> _WHAT YOU SHOULD DO_: Which lines hold the word "this"? Copy each of them from the material.

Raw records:
______

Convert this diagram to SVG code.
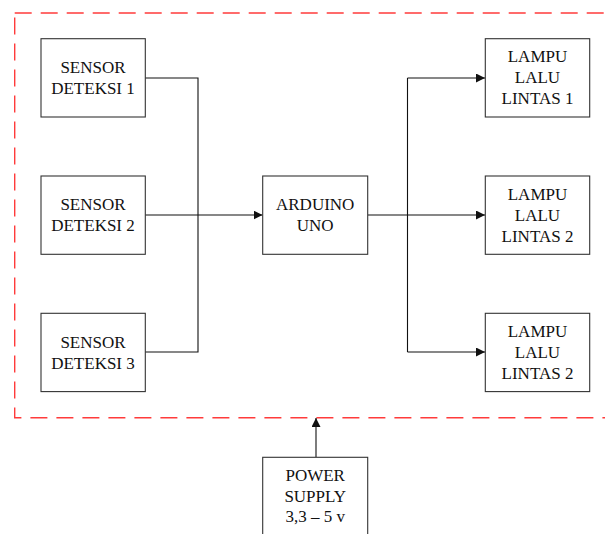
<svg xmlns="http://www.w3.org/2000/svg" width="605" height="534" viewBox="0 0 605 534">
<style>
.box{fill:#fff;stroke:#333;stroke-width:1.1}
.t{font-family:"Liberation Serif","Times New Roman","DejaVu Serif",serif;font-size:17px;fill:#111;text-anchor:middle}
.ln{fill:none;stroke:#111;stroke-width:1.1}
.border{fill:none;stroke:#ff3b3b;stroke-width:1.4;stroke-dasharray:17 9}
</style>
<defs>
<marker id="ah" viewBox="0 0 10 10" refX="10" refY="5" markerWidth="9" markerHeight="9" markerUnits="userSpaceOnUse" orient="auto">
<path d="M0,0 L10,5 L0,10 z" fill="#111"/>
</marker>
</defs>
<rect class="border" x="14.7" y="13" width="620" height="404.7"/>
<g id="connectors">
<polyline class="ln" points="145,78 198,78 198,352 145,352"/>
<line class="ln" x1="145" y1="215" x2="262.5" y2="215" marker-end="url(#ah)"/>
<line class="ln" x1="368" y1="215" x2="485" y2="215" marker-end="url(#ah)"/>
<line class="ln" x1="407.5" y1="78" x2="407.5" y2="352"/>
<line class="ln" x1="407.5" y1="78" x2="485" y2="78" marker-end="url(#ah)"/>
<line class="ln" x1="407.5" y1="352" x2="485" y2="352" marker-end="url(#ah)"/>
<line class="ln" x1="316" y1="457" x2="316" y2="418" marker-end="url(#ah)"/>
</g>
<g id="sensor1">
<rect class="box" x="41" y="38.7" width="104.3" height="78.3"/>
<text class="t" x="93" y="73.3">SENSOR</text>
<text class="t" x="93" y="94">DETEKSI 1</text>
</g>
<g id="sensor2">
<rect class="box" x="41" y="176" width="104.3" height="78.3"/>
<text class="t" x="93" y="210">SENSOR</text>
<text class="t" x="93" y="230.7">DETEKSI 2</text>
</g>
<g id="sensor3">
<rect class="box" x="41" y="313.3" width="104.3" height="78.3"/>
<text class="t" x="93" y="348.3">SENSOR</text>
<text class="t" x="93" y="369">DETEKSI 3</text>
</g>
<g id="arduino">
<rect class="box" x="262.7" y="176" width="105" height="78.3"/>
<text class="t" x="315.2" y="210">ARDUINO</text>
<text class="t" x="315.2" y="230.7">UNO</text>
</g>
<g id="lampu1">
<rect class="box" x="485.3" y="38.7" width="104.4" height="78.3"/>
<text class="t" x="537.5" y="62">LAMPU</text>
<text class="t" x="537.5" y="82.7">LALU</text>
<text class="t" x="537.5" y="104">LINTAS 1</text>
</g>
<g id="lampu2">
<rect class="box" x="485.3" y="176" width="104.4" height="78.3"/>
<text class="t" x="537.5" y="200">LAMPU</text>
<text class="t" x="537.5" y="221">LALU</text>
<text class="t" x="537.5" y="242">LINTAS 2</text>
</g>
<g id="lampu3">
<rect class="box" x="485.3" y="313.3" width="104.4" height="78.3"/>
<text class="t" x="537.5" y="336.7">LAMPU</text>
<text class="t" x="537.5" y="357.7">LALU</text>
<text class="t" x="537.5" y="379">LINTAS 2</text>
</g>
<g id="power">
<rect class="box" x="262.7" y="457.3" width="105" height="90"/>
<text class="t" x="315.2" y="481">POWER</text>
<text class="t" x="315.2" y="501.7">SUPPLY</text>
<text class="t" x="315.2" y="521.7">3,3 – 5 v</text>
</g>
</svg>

______

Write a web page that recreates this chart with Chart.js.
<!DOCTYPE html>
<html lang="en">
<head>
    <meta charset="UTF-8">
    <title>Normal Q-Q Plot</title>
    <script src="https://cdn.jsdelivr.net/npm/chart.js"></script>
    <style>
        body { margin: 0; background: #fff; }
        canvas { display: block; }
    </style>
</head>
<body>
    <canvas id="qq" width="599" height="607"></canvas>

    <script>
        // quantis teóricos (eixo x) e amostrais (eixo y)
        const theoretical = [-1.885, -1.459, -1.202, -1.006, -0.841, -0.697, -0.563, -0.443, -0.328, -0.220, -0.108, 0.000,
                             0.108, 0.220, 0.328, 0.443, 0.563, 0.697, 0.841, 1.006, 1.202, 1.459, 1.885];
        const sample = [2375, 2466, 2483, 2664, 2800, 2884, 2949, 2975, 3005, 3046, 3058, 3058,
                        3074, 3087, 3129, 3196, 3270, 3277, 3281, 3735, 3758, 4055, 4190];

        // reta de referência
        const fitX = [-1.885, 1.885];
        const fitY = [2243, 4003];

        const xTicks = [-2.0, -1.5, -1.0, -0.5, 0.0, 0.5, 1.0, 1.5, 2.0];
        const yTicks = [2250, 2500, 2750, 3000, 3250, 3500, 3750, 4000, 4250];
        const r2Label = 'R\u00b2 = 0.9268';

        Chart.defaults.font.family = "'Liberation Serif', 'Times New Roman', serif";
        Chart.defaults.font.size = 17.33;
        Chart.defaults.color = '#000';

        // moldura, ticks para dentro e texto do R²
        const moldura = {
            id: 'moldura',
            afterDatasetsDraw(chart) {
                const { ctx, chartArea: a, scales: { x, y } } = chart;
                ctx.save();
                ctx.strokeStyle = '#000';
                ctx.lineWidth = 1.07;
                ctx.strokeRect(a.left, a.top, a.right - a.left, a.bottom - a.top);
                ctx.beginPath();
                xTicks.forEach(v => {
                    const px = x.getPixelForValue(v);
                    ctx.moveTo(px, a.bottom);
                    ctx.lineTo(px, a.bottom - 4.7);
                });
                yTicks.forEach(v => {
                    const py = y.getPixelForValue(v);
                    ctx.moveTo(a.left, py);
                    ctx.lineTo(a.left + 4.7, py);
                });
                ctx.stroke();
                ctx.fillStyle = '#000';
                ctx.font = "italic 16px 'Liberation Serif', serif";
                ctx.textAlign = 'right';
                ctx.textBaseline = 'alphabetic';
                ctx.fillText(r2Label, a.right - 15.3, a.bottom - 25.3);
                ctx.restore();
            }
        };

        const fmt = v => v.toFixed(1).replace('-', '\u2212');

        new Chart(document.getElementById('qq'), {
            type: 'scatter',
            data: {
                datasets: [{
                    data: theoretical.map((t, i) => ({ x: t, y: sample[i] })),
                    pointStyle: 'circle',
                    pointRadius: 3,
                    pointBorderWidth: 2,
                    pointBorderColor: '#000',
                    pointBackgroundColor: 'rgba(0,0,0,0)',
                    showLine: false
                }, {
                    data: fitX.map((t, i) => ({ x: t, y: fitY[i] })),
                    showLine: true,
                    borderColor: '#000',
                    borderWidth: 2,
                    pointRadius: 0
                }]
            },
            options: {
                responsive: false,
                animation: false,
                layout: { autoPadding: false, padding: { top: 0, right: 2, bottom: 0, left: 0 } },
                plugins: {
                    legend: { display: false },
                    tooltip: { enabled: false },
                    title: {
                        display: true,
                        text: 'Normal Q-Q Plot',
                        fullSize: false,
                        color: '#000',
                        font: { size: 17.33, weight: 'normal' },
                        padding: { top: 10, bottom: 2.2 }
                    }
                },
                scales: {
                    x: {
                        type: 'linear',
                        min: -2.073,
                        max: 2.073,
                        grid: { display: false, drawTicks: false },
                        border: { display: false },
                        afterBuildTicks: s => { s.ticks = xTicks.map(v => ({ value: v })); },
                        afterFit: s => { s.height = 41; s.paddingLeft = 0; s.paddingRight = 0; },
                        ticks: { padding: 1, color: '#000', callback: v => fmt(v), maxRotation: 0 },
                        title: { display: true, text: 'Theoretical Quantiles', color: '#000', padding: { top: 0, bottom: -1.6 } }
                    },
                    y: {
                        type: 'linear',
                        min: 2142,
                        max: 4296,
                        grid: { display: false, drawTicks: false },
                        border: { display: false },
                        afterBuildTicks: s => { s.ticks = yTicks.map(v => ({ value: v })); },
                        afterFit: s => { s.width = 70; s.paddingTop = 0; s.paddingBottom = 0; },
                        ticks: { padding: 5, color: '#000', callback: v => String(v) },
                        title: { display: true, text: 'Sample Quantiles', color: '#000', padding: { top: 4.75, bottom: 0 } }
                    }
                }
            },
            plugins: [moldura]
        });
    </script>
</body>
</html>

______

> _CORRECT ANSWER_:
Convert this diagram to SVG code.
Write a web page that recreates this chart with Chart.js.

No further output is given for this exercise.